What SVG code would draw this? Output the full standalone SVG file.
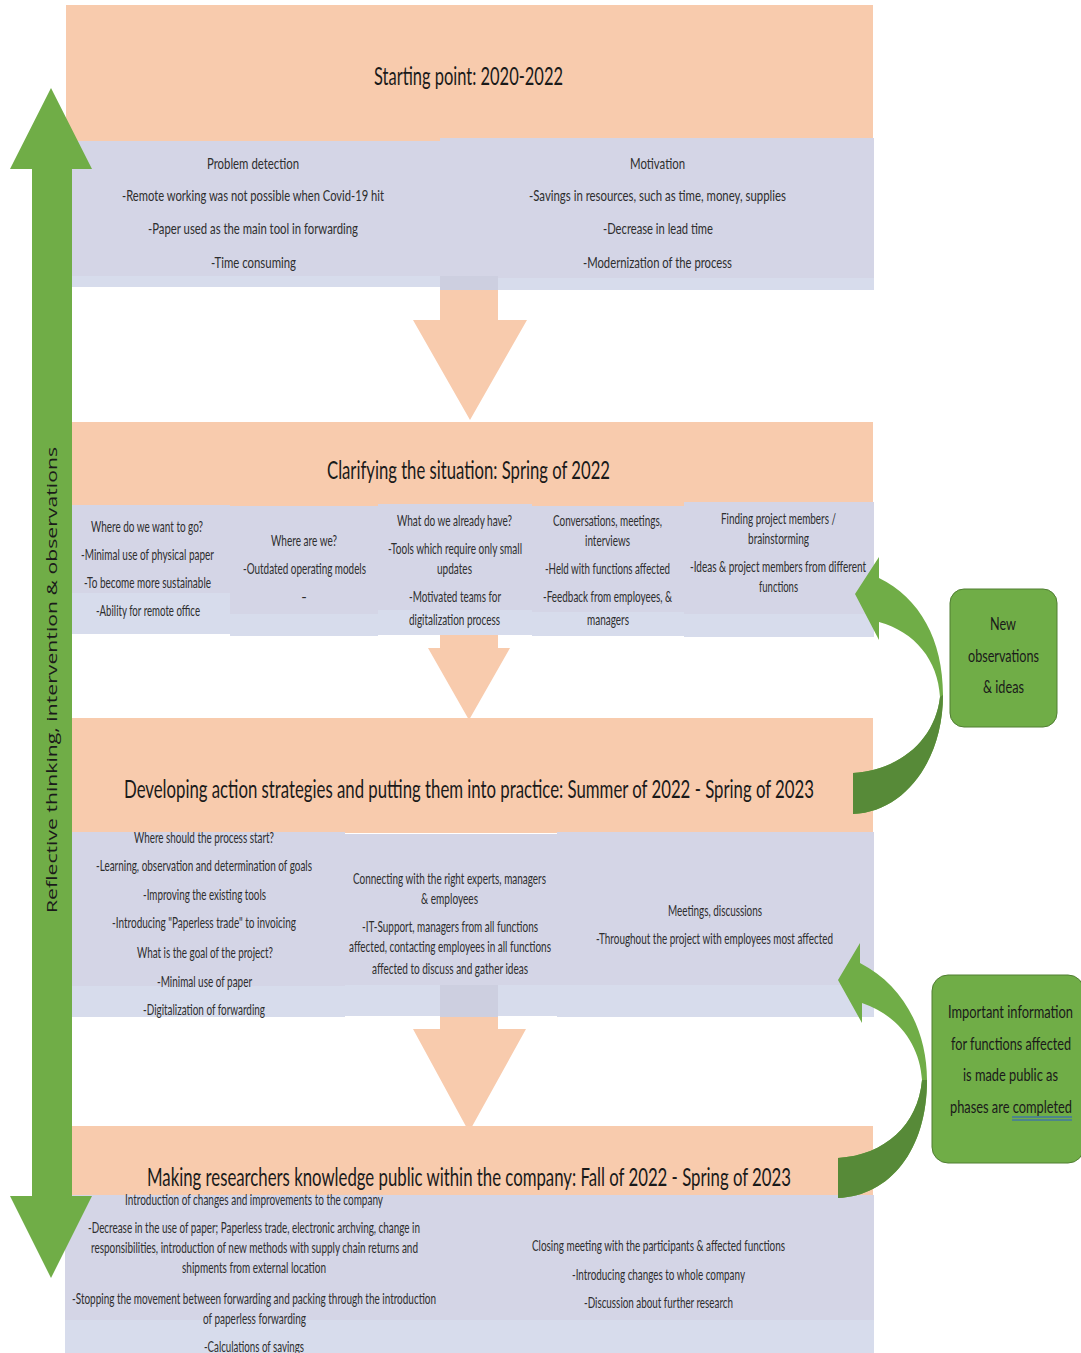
<svg xmlns="http://www.w3.org/2000/svg" width="1081" height="1353" viewBox="0 0 1081 1353">
<style>
.pe{fill:#F8CBAD}
.bl{fill:#D4D5E6}
.bs{fill:#D7DCEC}
.bd{fill:#CDCFE0}
.gr{fill:#70AD47}
.dg{fill:#578A38}
.t{font-family:Lato,"Liberation Sans",Arial,sans-serif;font-size:15px;fill:#2E2E2E;text-anchor:middle}
.h{font-family:Lato,"Liberation Sans",Arial,sans-serif;font-size:25px;fill:#1A1A1A;text-anchor:middle}
.g{font-family:Lato,"Liberation Sans",Arial,sans-serif;font-size:18px;fill:#1A1A1A;text-anchor:middle}
.v{font-family:"Open Sans","DejaVu Sans",sans-serif;font-size:15px;fill:#1A1A1A;text-anchor:middle}
</style>
<rect width="1081" height="1353" fill="#FFFFFF"/>

<g id="connectors">
  <polygon class="pe" points="440,280 498,280 498,320 527,320 470,420 413,320 440,320"/>
  <polygon class="pe" points="440,630 498,630 498,648 510,648 469,720 428,648 440,648"/>
  <polygon class="pe" points="440,1010 498,1010 498,1029 526,1029 469,1132 413,1029 440,1029"/>
</g>

<g id="stage1">
  <rect class="pe" x="66" y="5" width="807" height="136"/>
  <rect class="bl" x="70" y="141" width="370" height="146"/>
  <rect class="bs" x="70" y="276" width="370" height="11"/>
  <rect class="bl" x="440" y="138" width="434" height="152"/>
  <rect class="bs" x="498" y="278" width="376" height="12"/>
  <rect class="bd" x="440" y="276" width="58" height="14"/>
  <text class="h" x="468.5" y="85" textLength="189" lengthAdjust="spacingAndGlyphs">Starting point: 2020-2022</text>
  <text class="t" x="253" y="169" textLength="92" lengthAdjust="spacingAndGlyphs">Problem detection</text>
  <text class="t" x="253" y="201" textLength="262" lengthAdjust="spacingAndGlyphs">-Remote working was not possible when Covid-19 hit</text>
  <text class="t" x="253" y="234" textLength="210" lengthAdjust="spacingAndGlyphs">-Paper used as the main tool in forwarding</text>
  <text class="t" x="253.5" y="268" textLength="85" lengthAdjust="spacingAndGlyphs">-Time consuming</text>
  <text class="t" x="657.5" y="169" textLength="55" lengthAdjust="spacingAndGlyphs">Motivation</text>
  <text class="t" x="657.5" y="201" textLength="257" lengthAdjust="spacingAndGlyphs">-Savings in resources, such as time, money, supplies</text>
  <text class="t" x="658" y="234" textLength="110" lengthAdjust="spacingAndGlyphs">-Decrease in lead time</text>
  <text class="t" x="657.5" y="268" textLength="149" lengthAdjust="spacingAndGlyphs">-Modernization of the process</text>
</g>

<g id="stage2">
  <rect class="pe" x="70" y="422" width="803" height="84"/>
  <rect class="bl" x="70" y="505" width="160" height="129"/>
  <rect class="bs" x="70" y="593" width="160" height="41"/>
  <rect class="bl" x="230" y="506" width="148" height="130"/>
  <rect class="bs" x="230" y="614" width="148" height="22"/>
  <rect class="bl" x="378" y="504" width="154" height="131"/>
  <rect class="bs" x="378" y="610" width="154" height="25"/>
  <rect class="bl" x="532" y="506" width="152" height="130"/>
  <rect class="bs" x="532" y="612" width="152" height="24"/>
  <rect class="bl" x="684" y="502" width="190" height="135"/>
  <rect class="bs" x="684" y="614" width="190" height="23"/>
  <text class="h" x="468.5" y="479" textLength="283" lengthAdjust="spacingAndGlyphs">Clarifying the situation: Spring of 2022</text>
  <text class="t" x="147" y="532" textLength="112" lengthAdjust="spacingAndGlyphs">Where do we want to go?</text>
  <text class="t" x="147.5" y="560" textLength="133" lengthAdjust="spacingAndGlyphs">-Minimal use of physical paper</text>
  <text class="t" x="147.5" y="588" textLength="127" lengthAdjust="spacingAndGlyphs">-To become more sustainable</text>
  <text class="t" x="148" y="616" textLength="104" lengthAdjust="spacingAndGlyphs">-Ability for remote office</text>
  <text class="t" x="304" y="546" textLength="66" lengthAdjust="spacingAndGlyphs">Where are we?</text>
  <text class="t" x="304.5" y="574" textLength="123" lengthAdjust="spacingAndGlyphs">-Outdated operating models</text>
  <text class="t" x="304" y="602">-</text>
  <text class="t" x="454.5" y="526" textLength="115" lengthAdjust="spacingAndGlyphs">What do we already have?</text>
  <text class="t" x="455" y="554" textLength="134" lengthAdjust="spacingAndGlyphs">-Tools which require only small</text>
  <text class="t" x="454.5" y="574" textLength="35" lengthAdjust="spacingAndGlyphs">updates</text>
  <text class="t" x="455" y="602" textLength="92" lengthAdjust="spacingAndGlyphs">-Motivated teams for</text>
  <text class="t" x="454.5" y="625" textLength="91" lengthAdjust="spacingAndGlyphs">digitalization process</text>
  <text class="t" x="607.5" y="526" textLength="109" lengthAdjust="spacingAndGlyphs">Conversations, meetings,</text>
  <text class="t" x="607.5" y="546" textLength="45" lengthAdjust="spacingAndGlyphs">interviews</text>
  <text class="t" x="607.5" y="574" textLength="125" lengthAdjust="spacingAndGlyphs">-Held with functions affected</text>
  <text class="t" x="607.5" y="602" textLength="129" lengthAdjust="spacingAndGlyphs">-Feedback from employees, &amp;</text>
  <text class="t" x="608" y="625" textLength="42" lengthAdjust="spacingAndGlyphs">managers</text>
  <text class="t" x="778.5" y="524" textLength="115" lengthAdjust="spacingAndGlyphs">Finding project members /</text>
  <text class="t" x="778.5" y="544" textLength="61" lengthAdjust="spacingAndGlyphs">brainstorming</text>
  <text class="t" x="778" y="572" textLength="176" lengthAdjust="spacingAndGlyphs">-Ideas &amp; project members from different</text>
  <text class="t" x="778.5" y="592" textLength="39" lengthAdjust="spacingAndGlyphs">functions</text>
</g>

<g id="stage3">
  <rect class="pe" x="70" y="718" width="803" height="115"/>
  <rect class="bl" x="70" y="832" width="275" height="185"/>
  <rect class="bs" x="70" y="986" width="275" height="31"/>
  <rect class="bl" x="345" y="834" width="212" height="182"/>
  <rect class="bs" x="345" y="985" width="212" height="31"/>
  <rect class="bl" x="557" y="832" width="317" height="185"/>
  <rect class="bs" x="557" y="985" width="317" height="32"/>
  <rect class="bd" x="440" y="985" width="58" height="32"/>
  <text class="h" x="469" y="798" textLength="690" lengthAdjust="spacingAndGlyphs">Developing action strategies and putting them into practice: Summer of 2022 - Spring of 2023</text>
  <text class="t" x="204" y="843" textLength="140" lengthAdjust="spacingAndGlyphs">Where should the process start?</text>
  <text class="t" x="204" y="871" textLength="216" lengthAdjust="spacingAndGlyphs">-Learning, observation and determination of goals</text>
  <text class="t" x="204.5" y="900" textLength="123" lengthAdjust="spacingAndGlyphs">-Improving the existing tools</text>
  <text class="t" x="204" y="928" textLength="184" lengthAdjust="spacingAndGlyphs">-Introducing "Paperless trade" to invoicing</text>
  <text class="t" x="205" y="958" textLength="136" lengthAdjust="spacingAndGlyphs">What is the goal of the project?</text>
  <text class="t" x="204.5" y="987" textLength="95" lengthAdjust="spacingAndGlyphs">-Minimal use of paper</text>
  <text class="t" x="204" y="1015" textLength="122" lengthAdjust="spacingAndGlyphs">-Digitalization of forwarding</text>
  <text class="t" x="449.5" y="884" textLength="193" lengthAdjust="spacingAndGlyphs">Connecting with the right experts, managers</text>
  <text class="t" x="449.5" y="904" textLength="57" lengthAdjust="spacingAndGlyphs">&amp; employees</text>
  <text class="t" x="450" y="932" textLength="176" lengthAdjust="spacingAndGlyphs">-IT-Support, managers from all functions</text>
  <text class="t" x="450" y="952" textLength="202" lengthAdjust="spacingAndGlyphs">affected, contacting employees in all functions</text>
  <text class="t" x="450" y="974" textLength="156" lengthAdjust="spacingAndGlyphs">affected to discuss and gather ideas</text>
  <text class="t" x="715" y="916" textLength="94" lengthAdjust="spacingAndGlyphs">Meetings, discussions</text>
  <text class="t" x="714.5" y="944" textLength="237" lengthAdjust="spacingAndGlyphs">-Throughout the project with employees most affected</text>
</g>

<g id="stage4">
  <rect class="pe" x="72" y="1126" width="801" height="70"/>
  <rect class="bl" x="65" y="1195" width="380" height="158"/>
  <rect class="bs" x="65" y="1320" width="380" height="33"/>
  <rect class="bl" x="445" y="1195" width="429" height="158"/>
  <rect class="bs" x="445" y="1320" width="429" height="33"/>
  <text class="h" x="469" y="1186" textLength="644" lengthAdjust="spacingAndGlyphs">Making researchers knowledge public within the company: Fall of 2022 - Spring of 2023</text>
  <text class="t" x="254" y="1205" textLength="258" lengthAdjust="spacingAndGlyphs">Introduction of changes and improvements to the company</text>
  <text class="t" x="254" y="1233" textLength="332" lengthAdjust="spacingAndGlyphs">-Decrease in the use of paper; Paperless trade, electronic archving, change in</text>
  <text class="t" x="254.5" y="1253" textLength="327" lengthAdjust="spacingAndGlyphs">responsibilities, introduction of new methods with supply chain returns and</text>
  <text class="t" x="254" y="1273" textLength="144" lengthAdjust="spacingAndGlyphs">shipments from external location</text>
  <text class="t" x="254" y="1304" textLength="364" lengthAdjust="spacingAndGlyphs">-Stopping the movement between forwarding and packing through the introduction</text>
  <text class="t" x="254.5" y="1324" textLength="103" lengthAdjust="spacingAndGlyphs">of paperless forwarding</text>
  <text class="t" x="254" y="1352" textLength="100" lengthAdjust="spacingAndGlyphs">-Calculations of savings</text>
  <text class="t" x="658.5" y="1251" textLength="253" lengthAdjust="spacingAndGlyphs">Closing meeting with the participants &amp; affected functions</text>
  <text class="t" x="658.5" y="1280" textLength="173" lengthAdjust="spacingAndGlyphs">-Introducing changes to whole company</text>
  <text class="t" x="658.5" y="1308" textLength="149" lengthAdjust="spacingAndGlyphs">-Discussion about further research</text>
</g>

<g id="reflective-arrow">
  <polygon class="gr" points="51,88 92,169 72,169 72,1196 92,1196 51,1278 10,1196 32,1196 32,169 10,169"/>
  <text class="v" transform="translate(57,680) rotate(-90)" textLength="466" lengthAdjust="spacingAndGlyphs">Reflective thinking, intervention &amp; observations</text>
</g>

<g id="loop-arrow-1">
  <path class="gr" d="M855,594 L879,557 L879,578 C920,598 943,640 943,695 C943,760 905,812 853,814 L853,773 C900,770 935,740 940,697 C938,660 915,632 879,622 L879,640 Z"/>
  <path class="dg" d="M943,695 C943,760 905,812 853,814 L853,773 C900,770 935,740 940,697 Z"/>
</g>

<g id="loop-arrow-2">
  <path class="gr" d="M838,980 L860,943 L860,963 C903,985 927,1030 927,1080 C927,1150 890,1196 838,1198 L838,1158 C885,1155 918,1125 922,1080 C920,1045 898,1015 862,1003 L862,1023 Z"/>
  <path class="dg" d="M927,1080 C927,1150 890,1196 838,1198 L838,1158 C885,1155 918,1125 922,1080 Z"/>
</g>

<g id="note-new-observations">
  <rect x="950" y="589" width="107" height="138" rx="14" fill="#70AD47" stroke="#507E32" stroke-width="1"/>
  <text class="g" x="1003" y="630" textLength="26" lengthAdjust="spacingAndGlyphs">New</text>
  <text class="g" x="1003.5" y="662" textLength="71" lengthAdjust="spacingAndGlyphs">observations</text>
  <text class="g" x="1003.5" y="693" textLength="41" lengthAdjust="spacingAndGlyphs">&amp; ideas</text>
</g>

<g id="note-important-info">
  <rect x="932" y="975" width="152" height="188" rx="16" fill="#70AD47" stroke="#507E32" stroke-width="1"/>
  <text class="g" x="1010.5" y="1018" textLength="125" lengthAdjust="spacingAndGlyphs">Important information</text>
  <text class="g" x="1011" y="1050" textLength="120" lengthAdjust="spacingAndGlyphs">for functions affected</text>
  <text class="g" x="1010.5" y="1081" textLength="95" lengthAdjust="spacingAndGlyphs">is made public as</text>
  <text class="g" x="1011" y="1113" textLength="122" lengthAdjust="spacingAndGlyphs">phases are completed</text>
  <line x1="1012" y1="1117" x2="1072" y2="1117" stroke="#2B5DD1" stroke-width="1"/>
  <line x1="1012" y1="1120" x2="1072" y2="1120" stroke="#2B5DD1" stroke-width="1"/>
</g>
</svg>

-- TASK PROMPT --
The word "What" appears in how many lines of the data? Answer with only the number.

-- CORRECT RESULT --
3